All around The Alte Försterei  is the aroma of sausages. Second only to their love of larger they are are continuously eaten in abundance before and throughout the 90 minutes. The smoke generated from the fast food outlets peppered throughout the area creates a constant hazy like mist above the stadium.

An hour before kick off there is a sizeable crowd within the ground. Three sides of The Alte Försterei are covered terracing areas and safety issues aside it obviously contributes to a better, more intense atmosphere in comparison to English all seater stadiums. The entertainment begins with a selection of heavy rock and punk songs building up slowly to the eagerly awaited crescendo, Union’s anthem ‘ Eisern Union. ‘
With a selection of the Union ultras tirelessly waving huge banners and nearly the entire ground in full song it is a genuinely moving experience to witness.

The ultras without the added spectacle of pyrotechnics and special effects provided an equally spectacular show of song, chants and choreographed movements. Although contained in a large area behind the goal their efforts were appreciated and responded to by the other two sections of the home crowd. All this and of course the continuous supping of lager as the fans watched and listened to the events before them.

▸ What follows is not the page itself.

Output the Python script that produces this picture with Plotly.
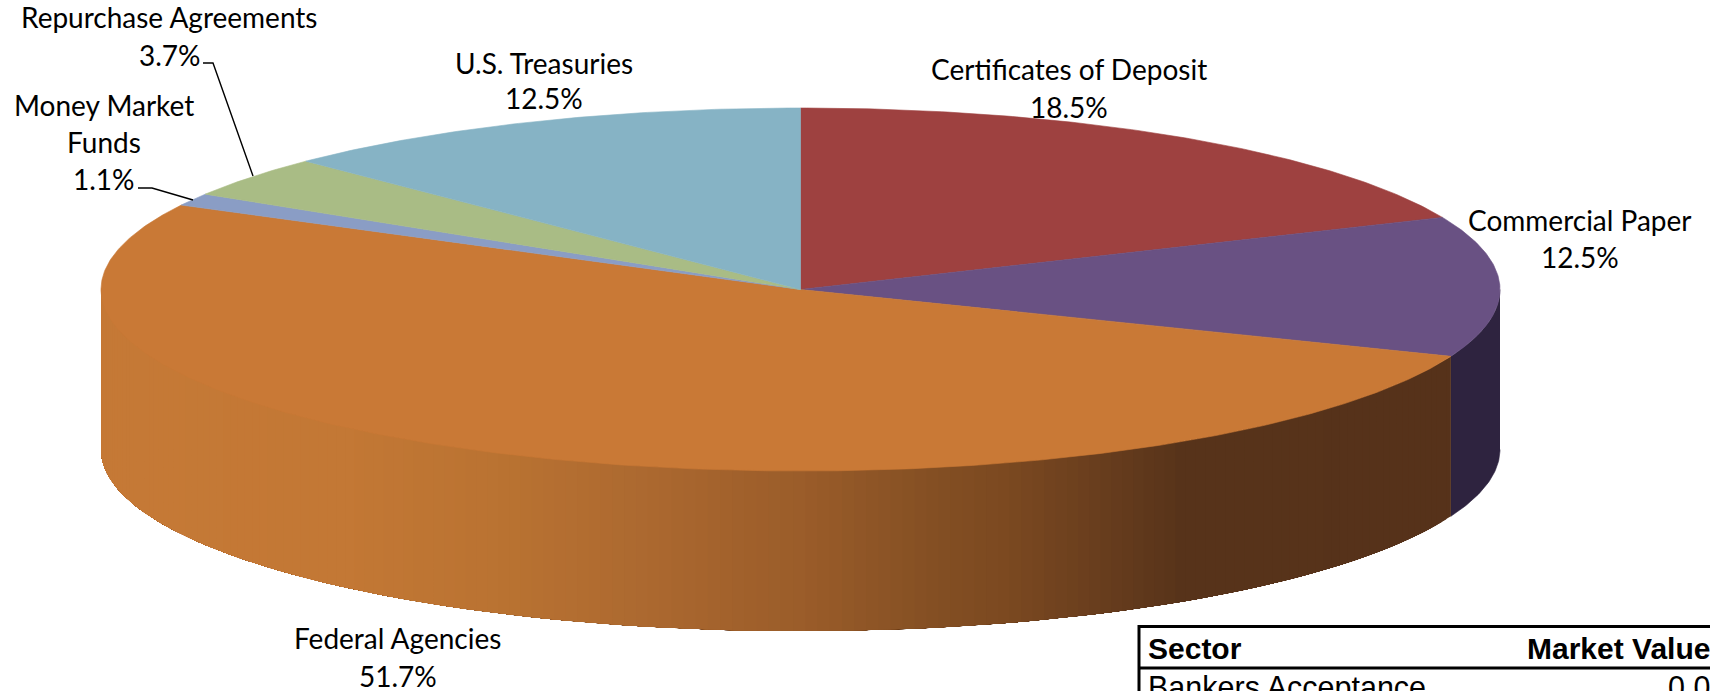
import numpy as np
import plotly.graph_objects as go

# ---- data ----
CATEGORIES = ["Certificates of Deposit", "Commercial Paper", "Federal Agencies",
              "Money Market Funds", "Repurchase Agreements", "U.S. Treasuries"]
SHARES = [18.5, 12.5, 51.7, 1.1, 3.7, 12.5]
TOP_COLORS = ["#9E4140", "#695183", "#C97936", "#8A9DC5", "#A9BC85", "#86B3C5"]
TABLE_HEADER = ["Sector", "Market Value"]
TABLE_ROW = ["Bankers Acceptance", "0.00"]

# ---- geometry / style ----
W, H = 1710, 691
CX, CY, RX, RY, DEPTH = 800.5, 289.5, 699.5, 181.5, 160
FONT = "Lato"
FS = 28
LABEL_LINES = [
    ("Repurchase Agreements", 169, 16.5), ("3.7%", 170, 55),
    ("Money Market", 103.5, 105), ("Funds", 103.5, 142), ("1.1%", 104, 179),
    ("U.S. Treasuries", 544, 63), ("12.5%", 544, 98),
    ("Certificates of Deposit", 1069, 69), ("18.5%", 1069, 107),
    ("Commercial Paper", 1580, 220), ("12.5%", 1580, 257),
    ("Federal Agencies", 397, 638), ("51.7%", 398, 676),
]
LEADERS = [([203, 213, 253], [63, 63, 176]), ([138, 152, 193], [188, 188, 200])]
SIDE_X = [101, 350, 500, 650, 800, 950, 1000, 1100, 1180, 1460]
SIDE_RGB = [(198, 122, 55), (195, 120, 53), (186, 115, 50), (172, 105, 48), (155, 93, 42),
            (130, 78, 35), (125, 74, 33), (105, 62, 30), (88, 52, 26), (86, 50, 26)]
CP_SIDE = "#2E233F"


def ex(t):
    return CX + RX * np.sin(np.radians(t))


def ey(t, dy=0.0):
    return CY - RY * np.cos(np.radians(t)) + dy


def add_poly(fig, xs, ys, color, lw=0.6):
    fig.add_trace(go.Scatter(x=xs, y=ys, mode="lines", fill="toself", fillcolor=color,
                             line=dict(color=color, width=lw), hoverinfo="skip",
                             showlegend=False))


fig = go.Figure()
edges = np.concatenate([[0.0], np.cumsum(SHARES)]) / sum(SHARES) * 360.0

# visible outer wall: commercial-paper part, then federal-agencies part with shading
t = np.linspace(90, edges[2], 40)
add_poly(fig, list(ex(t)) + list(ex(t[::-1])), list(ey(t)) + list(ey(t[::-1], DEPTH)), CP_SIDE)

# Painter's order: each band reaches all the way to the left edge, so no seams appear
for a in np.arange(edges[2], 270.0, 1.0):
    seg = np.linspace(a, 270.0, max(3, int((270.0 - a) / 2) + 2))
    xm = ex(a + 0.5)
    rgb = [np.interp(xm, SIDE_X, [c[i] for c in SIDE_RGB]) for i in range(3)]
    col = "rgb(%d,%d,%d)" % tuple(rgb)
    add_poly(fig, list(ex(seg)) + list(ex(seg[::-1])),
             list(ey(seg)) + list(ey(seg[::-1], DEPTH)), col, lw=0)

# top face
for i, col in enumerate(TOP_COLORS):
    t = np.linspace(edges[i], edges[i + 1], max(4, int((edges[i + 1] - edges[i]) * 2)))
    add_poly(fig, [CX] + list(ex(t)) + [CX], [CY] + list(ey(t)) + [CY], col)

# leaders
for lx, ly in LEADERS:
    fig.add_trace(go.Scatter(x=lx, y=ly, mode="lines", line=dict(color="#000000", width=1.4),
                             hoverinfo="skip", showlegend=False))

# labels
for txt, x, y in LABEL_LINES:
    fig.add_annotation(x=x, y=y, text=txt, showarrow=False, xanchor="center", yanchor="middle",
                       font=dict(family=FONT, size=FS, color="#000000"))

# table fragment
for x0, y0, x1, y1 in [(1139, 626.5, 1712, 626.5), (1139, 668, 1712, 668), (1139, 625, 1139, 693)]:
    fig.add_shape(type="line", x0=x0, y0=y0, x1=x1, y1=y1, line=dict(color="#000000", width=3))
TFONT = "Liberation Sans"
fig.add_annotation(x=1146, y=648, text="<b>%s</b>" % TABLE_HEADER[0], showarrow=False, xanchor="left",
                   yanchor="middle", font=dict(family=TFONT, size=30, color="#000000"))
fig.add_annotation(x=1525, y=648, text="<b>%s</b>" % TABLE_HEADER[1], showarrow=False, xanchor="left",
                   yanchor="middle", font=dict(family=TFONT, size=30, color="#000000"))
fig.add_annotation(x=1146, y=687, text=TABLE_ROW[0], showarrow=False, xanchor="left",
                   yanchor="middle", font=dict(family=TFONT, size=30.5, color="#000000"))
fig.add_annotation(x=1666, y=687, text=TABLE_ROW[1], showarrow=False, xanchor="left",
                   yanchor="middle", font=dict(family=TFONT, size=30.5, color="#000000"))

fig.update_layout(
    width=W, height=H, margin=dict(l=0, r=0, t=0, b=0), autosize=False,
    paper_bgcolor="#FFFFFF", plot_bgcolor="#FFFFFF", showlegend=False,
    xaxis=dict(range=[0, W], visible=False, fixedrange=True),
    yaxis=dict(range=[H, 0], visible=False, fixedrange=True),
)
fig.write_html("out.html", config=dict(displayModeBar=False),
               post_script="document.body.style.margin='0';document.body.style.overflow='hidden';")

FC Erzgebirge Aue fans too had surprisingly arrived in large numbers considering their lowly position and 300 km distance from Berlin. Up until the third goal they too performed admirably and continued to support their team although the banners were eventually rolled up during the latter stages of the match.

By the time the players were being announced the atmosphere had reached almost a frenzied level in anticipation of the match ahead. Union were after the kick off easily the more dominant side producing attractive flowing football.
When Slovakian Adam Nemec had put
the home side one up with a stunning header in the 7th minute there seemed surprisingly a subdued response from the crowd. Although acknowledging the goal in the normal way of arms raised and roaring ( plus some wasted beer throwing ), it did seem somewhat quiet in comparison to all the events before. Possibly it empathises the importance of not winning but simply being there for your club and fellow supporters.

Right up until a 45th minute penalty Union dominated the field of play with the opposition beginning to show signs of frustration by resorting to a series of unnecessary niggly fouls. But the relentless home support continued throughout the match proving that the love of the Union fans towards it’s club is a very special one indeed.